Police release frantic 911 calls from Florida school shooting

Last Updated Mar 8, 2018 8:15 PM EST

TALLAHASSEE, Fla. -- New audio recordings and an updated timeline from the Florida school shooting give a clearer picture of how the Valentine's Day attack unfolded. Fourteen students and three adults were killed in the massacre, and 16 others were wounded. 

The first cries of help from inside had to be whispered. 

"911, what is your emergency?" a dispatcher asked. 

"Someone is shooting up Marjory Stoneman Douglas," a caller told the dispatcher. 

"Someone is doing what?" the dispatcher asked. "Hello? Hello?"

The caller was afraid of making too much noise. 

"Marjory Stoneman Douglas High School is being shot up," the caller whispered. 

"It's being shot up?" the dispatcher asked. "Are you at the school? I can't hear you. Are you at the school?"

The caller hung up. 

As students tried to stay quiet inside, first responders struggled to get specifics about what was happening.
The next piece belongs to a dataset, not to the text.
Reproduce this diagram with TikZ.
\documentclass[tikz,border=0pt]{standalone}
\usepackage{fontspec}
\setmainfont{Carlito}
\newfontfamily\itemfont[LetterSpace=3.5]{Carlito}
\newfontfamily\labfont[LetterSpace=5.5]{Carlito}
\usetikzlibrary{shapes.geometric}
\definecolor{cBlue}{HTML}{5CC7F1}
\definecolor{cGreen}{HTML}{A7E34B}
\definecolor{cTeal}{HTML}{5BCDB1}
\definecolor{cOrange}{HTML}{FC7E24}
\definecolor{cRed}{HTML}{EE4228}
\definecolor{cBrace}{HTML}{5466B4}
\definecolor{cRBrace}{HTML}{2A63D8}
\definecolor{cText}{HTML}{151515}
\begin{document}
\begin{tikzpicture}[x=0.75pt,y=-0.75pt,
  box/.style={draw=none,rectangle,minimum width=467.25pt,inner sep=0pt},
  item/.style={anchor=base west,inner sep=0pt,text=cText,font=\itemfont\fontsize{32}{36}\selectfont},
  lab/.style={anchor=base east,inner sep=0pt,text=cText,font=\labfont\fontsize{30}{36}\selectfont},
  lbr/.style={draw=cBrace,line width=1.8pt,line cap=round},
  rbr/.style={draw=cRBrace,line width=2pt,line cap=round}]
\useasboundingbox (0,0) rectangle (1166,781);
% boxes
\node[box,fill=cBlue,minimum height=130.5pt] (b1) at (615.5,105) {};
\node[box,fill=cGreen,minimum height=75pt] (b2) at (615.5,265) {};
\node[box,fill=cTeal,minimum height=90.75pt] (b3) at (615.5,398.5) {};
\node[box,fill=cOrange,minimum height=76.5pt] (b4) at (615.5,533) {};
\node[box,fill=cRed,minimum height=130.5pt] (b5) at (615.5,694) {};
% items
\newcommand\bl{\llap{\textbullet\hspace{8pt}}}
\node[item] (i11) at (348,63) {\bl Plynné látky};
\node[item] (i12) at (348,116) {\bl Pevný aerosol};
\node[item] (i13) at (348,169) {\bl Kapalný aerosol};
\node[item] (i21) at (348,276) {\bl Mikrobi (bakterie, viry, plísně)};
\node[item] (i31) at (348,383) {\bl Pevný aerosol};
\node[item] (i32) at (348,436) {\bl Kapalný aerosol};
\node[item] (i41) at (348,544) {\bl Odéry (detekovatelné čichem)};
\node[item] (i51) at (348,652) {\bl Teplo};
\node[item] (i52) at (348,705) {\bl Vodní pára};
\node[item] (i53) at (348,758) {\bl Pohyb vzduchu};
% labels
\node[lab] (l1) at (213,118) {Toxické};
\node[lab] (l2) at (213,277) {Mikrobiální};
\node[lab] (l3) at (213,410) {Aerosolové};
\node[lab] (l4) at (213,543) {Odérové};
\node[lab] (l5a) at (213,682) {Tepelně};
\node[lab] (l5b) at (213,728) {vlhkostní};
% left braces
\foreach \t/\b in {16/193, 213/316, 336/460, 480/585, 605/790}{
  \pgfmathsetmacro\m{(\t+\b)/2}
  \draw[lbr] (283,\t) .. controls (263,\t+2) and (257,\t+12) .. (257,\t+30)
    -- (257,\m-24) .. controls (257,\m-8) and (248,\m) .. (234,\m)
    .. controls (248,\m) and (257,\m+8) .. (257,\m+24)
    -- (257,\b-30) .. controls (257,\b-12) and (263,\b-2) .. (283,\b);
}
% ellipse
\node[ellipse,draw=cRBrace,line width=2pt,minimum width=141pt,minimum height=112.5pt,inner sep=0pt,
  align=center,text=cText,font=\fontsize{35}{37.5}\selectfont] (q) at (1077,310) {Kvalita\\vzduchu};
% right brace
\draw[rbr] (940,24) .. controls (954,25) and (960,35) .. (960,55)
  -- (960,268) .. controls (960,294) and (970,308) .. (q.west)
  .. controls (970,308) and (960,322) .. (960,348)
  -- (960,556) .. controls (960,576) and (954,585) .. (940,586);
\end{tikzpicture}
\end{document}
One dispatcher relayed information from a mother who was on the phone with her daughter inside the school. 

"Ok, where is her daughter hiding at? Like what room is she in?" a first responder asked. 

"Twelve-hundred building," the dispatcher responded. 

"I understand she's in the 1200 building. Does she know what room she's in?" the woman asked. "Where she's hiding at?"

"Does she have a class -- " the dispatcher asked. "She doesn't want to talk. The girl is silent. She's too afraid." 

According to a new timeline of events released late Thursday from the Broward County Sheriff's Office, the first call came in less than a minute after the first shots were fired. Eighty-one calls were made in 73 minutes. Ten of those calls were released Thursday. All but one came from outside the building. 

One call came from a panicked mother who could be overheard speaking directly to her child. 

"I love you. It's going to be fine," the mother said. "Can you hide somewhere? Can you play dead? If he shoots, you need to play dead. If he shoots, play dead."